LONDON (Reuters) – British employers offered staff pay rises averaging 2.5% as part of wage settlements in the three months to May, industry data showed on Thursday, matching the trend seen for most of this year.
Human resources data firm XpertHR said pay settlements had hovered around the same level since the start of 2019, despite a small pick-up in inflation.
“Following a dip in the second half of 2018, the first half of 2019 is dominated by pay rises in the region of 2.5%,” XpertHR analyst Sheila Attwood said.
After years of falls in pay when adjusted for inflation, Britain’s workers have had some of the biggest pay rises in a decade in recent months due to a tight labour market though they are modest compared to pre-financial crisis rates of pay growth.

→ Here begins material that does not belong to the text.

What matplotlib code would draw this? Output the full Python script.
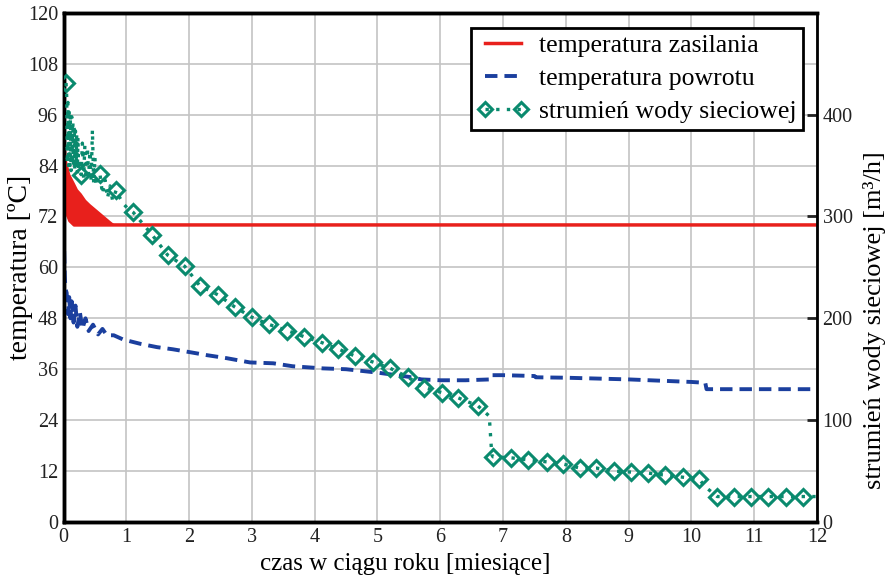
import numpy as np
import matplotlib
matplotlib.use("Agg")
import matplotlib.pyplot as plt
from matplotlib.lines import Line2D

plt.rcParams['font.family'] = ['Liberation Serif', 'DejaVu Serif']

# temperatura zasilania [C] (upper envelope / lower envelope of the daily swing)
sup_t = [0.0, 0.02, 0.05, 0.10, 0.17, 0.22, 0.28, 0.35, 0.42, 0.50, 0.58, 0.66, 0.74, 0.80, 0.85, 12.0]
sup_hi = [102, 90, 85, 82, 80, 78.5, 77.5, 76, 75, 74, 73, 72, 71, 70.3, 70, 70]
sup_lo = [86, 76, 73, 71, 70, 70, 70, 70, 70, 70, 70, 70, 70, 70, 70, 70]

# temperatura powrotu [C]
ret_t = [0.0, 0.01, 0.02, 0.03, 0.05, 0.07, 0.09, 0.11, 0.13, 0.16, 0.19, 0.22, 0.26, 0.30,
         0.35, 0.40, 0.47, 0.55, 0.62, 0.69, 0.80, 0.95, 1.22, 1.49, 1.74, 2.02, 2.29, 2.60,
         2.97, 3.34, 3.65, 4.13, 4.50, 5.00, 5.50, 5.70, 6.00, 6.40, 6.80, 6.82, 7.00, 7.50,
         7.52, 8.00, 9.00, 10.00, 10.22, 10.24, 11.0, 12.0]
ret_v = [73, 64, 58, 55, 54, 49, 53, 48, 52, 47, 51, 46, 49.5, 45.5,
         48, 45, 46.5, 44.2, 45.5, 44, 44, 43, 42, 41.2, 40.7, 40, 39.3, 38.6,
         37.6, 37.4, 36.7, 36.2, 36.0, 35.2, 34.2, 33.6, 33.4, 33.4, 33.6, 34.6, 34.6, 34.4,
         34.1, 34.0, 33.6, 33.0, 32.8, 31.3, 31.3, 31.3]

# strumien wody sieciowej [m3/h] - diamond points
flow_t = [0.04, 0.28, 0.58, 0.84, 1.11, 1.41, 1.66, 1.93, 2.17, 2.46, 2.73, 3.00, 3.27, 3.56,
          3.83, 4.12, 4.37, 4.64, 4.93, 5.20, 5.49, 5.74, 6.03, 6.28, 6.60, 6.84, 7.13, 7.40,
          7.70, 7.95, 8.22, 8.48, 8.77, 9.04, 9.31, 9.58, 9.86, 10.12, 10.41, 10.68, 10.95,
          11.22, 11.50, 11.78]
flow_v = [431, 341, 342, 326, 304, 282, 262, 251, 232, 223, 211, 201, 194, 188,
          182, 176, 170, 163, 157, 151, 142, 132, 127, 122, 114, 64, 63, 61,
          59, 57, 53, 53, 50, 49, 48, 46, 44, 42, 25, 25, 25,
          25, 25, 25]
# daily values between the markers
flow_extra_t = [0.05, 0.06, 0.07, 0.08, 0.09, 0.10, 0.11, 0.12, 0.13, 0.14, 0.15, 0.16, 0.17,
                0.18, 0.19, 0.20, 0.21, 0.22, 0.23, 0.24, 0.26, 0.30, 0.32, 0.34, 0.36, 0.38,
                0.40, 0.42, 0.44, 0.46, 0.48, 0.50, 0.52, 0.55, 0.62, 0.66, 0.70, 0.74, 0.78,
                0.90, 0.96, 1.02, 6.78, 6.82, 10.25, 12.0]
flow_extra_v = [418, 352, 412, 348, 405, 350, 400, 345, 398, 352, 392, 348, 388,
                345, 384, 350, 380, 342, 378, 346, 352, 372, 338, 370, 336, 368,
                340, 364, 334, 385, 332, 358, 330, 338, 322, 336, 318, 330, 316,
                318, 312, 308, 104, 66, 33, 25]

red = '#e8201c'
blue = '#1b3f9e'
green = '#0a8a6e'

fig = plt.figure(figsize=(8.91, 5.8), dpi=100)
ax = fig.add_axes([0.0713, 0.1, 0.8457, 0.878])
ax2 = ax.twinx()

ax.fill_between(sup_t, sup_lo, sup_hi, color=red, lw=0, zorder=3)
ax.plot(sup_t, sup_lo, color=red, lw=2.5, zorder=3)
ax.plot(ret_t, ret_v, color=blue, lw=2.8, ls=(0, (3.2, 1.8)), zorder=3)

order = np.argsort(flow_t + flow_extra_t)
line_t = np.array(flow_t + flow_extra_t)[order]
line_v = np.array(flow_v + flow_extra_v)[order]
ax2.plot(line_t, line_v, color=green, lw=2.4, ls=(0, (1, 2.2)), zorder=3)
ax2.plot(flow_t, flow_v, ls='none', marker='D', ms=8, mfc='none', mec=green, mew=2.2, zorder=4)

ax.set_xlim(0, 12)
ax.set_ylim(0, 120)
ax2.set_ylim(0, 500)
ax.set_xticks(range(13))
ax.set_yticks(range(0, 121, 12))
ax2.set_yticks([0, 100, 200, 300, 400])
ax.grid(True, color='#c4c4c4', lw=1.2)
ax.set_axisbelow(True)
ax.tick_params(length=0, labelsize=14.5, pad=4, colors='#222222')
ax2.tick_params(direction='in', length=7, width=2, labelsize=14.5, pad=4, colors='#222222')
for s in ['left', 'bottom', 'top']:
    ax.spines[s].set_linewidth(2.5)
ax2.spines['right'].set_linewidth(2)
for s in ['left', 'bottom', 'top']:
    ax2.spines[s].set_linewidth(2.5)

ax.set_xlabel('czas w ciągu roku [miesiące]', fontsize=18)
ax.xaxis.set_label_coords(0.453, -0.06)
ax.set_ylabel('temperatura [ºC]', fontsize=20)
ax.yaxis.set_label_coords(-0.04, 0.5)
ax2.set_ylabel('strumień wody sieciowej [m³/h]', fontsize=19)
ax2.yaxis.set_label_coords(1.061, 0.396)

handles = [Line2D([], [], color=red, lw=2.5),
           Line2D([], [], color=blue, lw=2.8, ls=(0, (3.2, 1.8))),
           Line2D([], [], color=green, lw=2.4, ls=(0, (1, 2.2)), marker='D', ms=7,
                  mfc='none', mec=green, mew=2.2)]
labels = ['temperatura zasilania', 'temperatura powrotu', 'strumień wody sieciowej']
leg = ax2.legend(handles, labels, loc='upper right', bbox_to_anchor=(0.982, 0.971),
                 fontsize=18.5, fancybox=False, framealpha=1, edgecolor='black',
                 numpoints=2, handlelength=2.0, borderpad=0.25, labelspacing=0.4,
                 handletextpad=0.4, borderaxespad=0)
leg.get_frame().set_linewidth(2)

fig.savefig('out.png', dpi=100)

The risk of a disruptive Brexit has made some employers more willing to hire new staff, who can be sacked if the economy sours, than to make long-term labour-saving investments.
Pay settlement data is typically lower than the headline measure of wage growth, as it does not include pay increases gained through changing jobs or promotions.

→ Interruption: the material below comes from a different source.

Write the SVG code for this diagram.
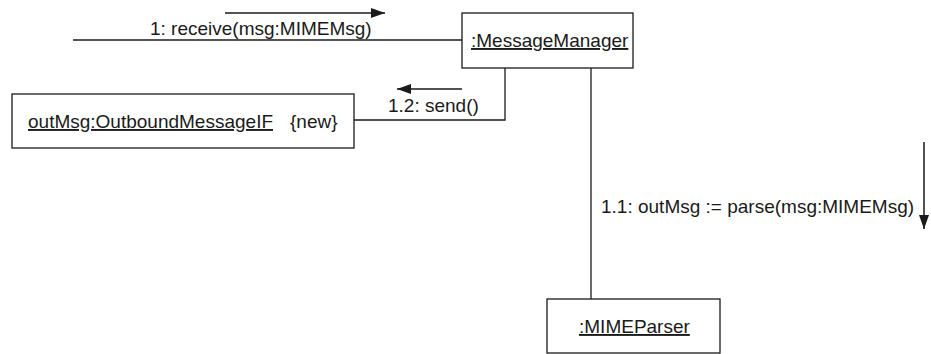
<svg xmlns="http://www.w3.org/2000/svg" width="931" height="354" viewBox="0 0 931 354">
  <style>
    .box { fill: #ffffff; stroke: #1a1a1a; stroke-width: 1.3; }
    .link { fill: none; stroke: #1a1a1a; stroke-width: 1.3; }
    .msg { fill: none; stroke: #1a1a1a; stroke-width: 1.5; }
    text { font-family: "Liberation Sans", Arial, sans-serif; font-size: 19px; fill: #1a1a1a; }
    .obj { text-decoration: underline; }
  </style>
  <defs>
    <marker id="head" viewBox="0 0 14 10" refX="14" refY="5" markerWidth="14" markerHeight="10" markerUnits="userSpaceOnUse" orient="auto">
      <path d="M0,0 L14,5 L0,10 Z" fill="#1a1a1a"/>
    </marker>
  </defs>

  <g id="connectors">
    <!-- links between objects -->
    <line class="link" x1="73" y1="40" x2="462" y2="40"/>
    <polyline class="link" points="505,68 505,120 354,120"/>
    <line class="link" x1="591" y1="68" x2="591" y2="299"/>
    <!-- message direction arrows -->
    <line class="msg" x1="225" y1="13" x2="385" y2="13" marker-end="url(#head)"/>
    <line class="msg" x1="462" y1="89" x2="397" y2="89" marker-end="url(#head)"/>
    <line class="msg" x1="924" y1="142" x2="924" y2="229" marker-end="url(#head)"/>
    <!-- message labels -->
    <text x="150" y="35">1: receive(msg:MIMEMsg)</text>
    <text x="388" y="112">1.2: send()</text>
    <text x="601" y="213">1.1: outMsg := parse(msg:MIMEMsg)</text>
  </g>

  <g id="messageManager">
    <rect class="box" x="462" y="13" width="171" height="55"/>
    <text class="obj" x="471" y="47">:MessageManager</text>
  </g>

  <g id="outMsg">
    <rect class="box" x="12" y="94" width="342" height="54"/>
    <text class="obj" x="28" y="128">outMsg:OutboundMessageIF</text>
    <text x="290" y="128">{new}</text>
  </g>

  <g id="mimeParser">
    <rect class="box" x="547" y="299" width="173" height="54"/>
    <text class="obj" x="579" y="333">:MIMEParser</text>
  </g>
</svg>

Official data last week showed average annual wage growth excluding bonuses was 3.4% in the three months to April, just off a 10-year high of 3.5% recorded at the turn of the year.
The Bank of England forecast last month that pay growth would ease to 3% this year. But policymakers are concerned inflation will hover above its 2% target unless it raises interest rates slightly over the next couple of years.